Monday, 11 July 2011

"I call my cancer Rupert"

"The Dirty Digger"
Rupert Murdoch (Media Mogul, born Australia 1931)

As a writer you will know that one of the favourite fantasy plots is where a character's told you've got three months to live, and who would you kill? I call my cancer Rupert. Because that man Murdoch is the one who, if I had the time (I've got too much writing to do)... I would shoot the bugger if I could. - Dennis Potter, 1994

As the events surrounding the hacking scandal at the News of the World, News International and Rupert Murdoch have unfolded in the past week, I have thought often about that last painful interview that playwright Dennis Potter gave to Melvyn Bragg shortly before his death in 1994.

In it Potter spoke passionately about Murdoch's responsibility for the pollution of the British press and political life.

Just exactly what Potter was warning us of has now become clear, perhaps even to our politicians who have cravenly allowed an American citizen who pays no UK taxes to become the most powerful person in the land.

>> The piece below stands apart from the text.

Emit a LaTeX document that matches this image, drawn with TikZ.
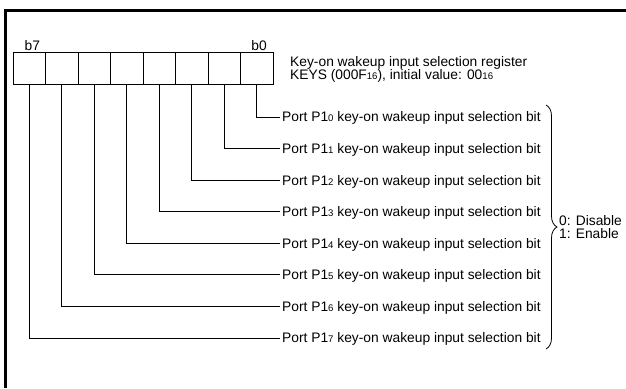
\documentclass[tikz,border=0pt]{standalone}
\usepackage{fontspec}
\setmainfont{Liberation Sans}
\usetikzlibrary{decorations.pathreplacing}
\newcommand\sbs[1]{{\fontsize{9.6}{9.6}\selectfont #1}}
\begin{document}
\begin{tikzpicture}[x=1pt,y=-1pt,
  every node/.style={font=\fontsize{13.8}{13}\selectfont},
  cell/.style={draw, line width=0.8pt, minimum width=32.5pt, minimum height=32pt, inner sep=0pt},
  rowtext/.style={anchor=west, inner xsep=2pt, inner ysep=0pt, text height=9.8pt, text depth=0pt},
  conn/.style={line width=0.8pt},
  frameline/.style={line width=3pt}
]
\useasboundingbox (0,0) rectangle (626,388);
\draw[frameline] (5.5,388) -- (5.5,10.5) -- (626,10.5);
% register cells
\foreach \i in {0,...,7} {
  \node[cell] (c\i) at ({256.75-32.5*\i},68) {};
}
\node[anchor=base west, inner sep=0pt] (lb7) at (24.5,50) {b7};
\node[anchor=base east, inner sep=0pt] (lb0) at (267,50) {b0};
\node[anchor=west, align=left, inner sep=0pt] (title) at (290,69.5)
  {Key-on wakeup input selection register\\KEYS (000F\sbs{16}), initial value: 00\sbs{16}};
% rows
\foreach \i in {0,...,7} {
  \node[rowtext] (r\i) at (280,{117+31.57*\i}) {Port P1\sbs{\i} key-on wakeup input selection bit};
  \draw[conn] (c\i.south) |- (r\i.west);
}
% brace
\coordinate (bt) at (546,105);
\coordinate (bb) at (546,349);
\draw[line width=0.8pt, decorate, decoration={brace, amplitude=11pt}] (bt) -- (bb);
\node[anchor=west, align=left, inner sep=0pt] (vals) at (559,227.5) {0: Disable\\1: Enable};
\end{tikzpicture}
\end{document}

Throughout the Blair years there were regular, usually secret meetings between Prime Minister and Media Mogul.

In 2003, when Tony Blair was agonising over the decision to take the UK into a war in Iraq, without a UN reolution, and against the wishes of the majority of the UK population, he spoke on the phone to Murdoch three times in the ten days before the invasion. Murdoch's news organisation, and particularly Fox News in the US, was of course the major cheerleader for the Iraq invasion.

If anything the Murdoch Cameron relationship has been even closer, based on social relationships, particularly with Rebekah Brooks, former Editor of the News of the World, and the appointment of her predecessor, the now disgraced Andy Coulson, as Cameron's communications director. Their efforts were crowned by the announcement in 2009 that after 12 years of supporting Labour, the Sun was switching allegiance.

In 2010 when David Cameron was elected Prime MInister lo and behold one of his first visitors at No 10 Downing Street was Rupert Murdoch, admitted through the back door, away from the public gaze. What did they talk about one wonders?

For a long time one doubted if it would ever be possible to elect a Prime Minister who did not meet Mr Murdoch's approval. The events of the past week now give some hope that his power at last is on the wane.

Congratulations to the Guardian who over the years has made most of the running on this story. C.P. Scott would I think be proud of it. The photo and caption at the top comes from the Financial Times.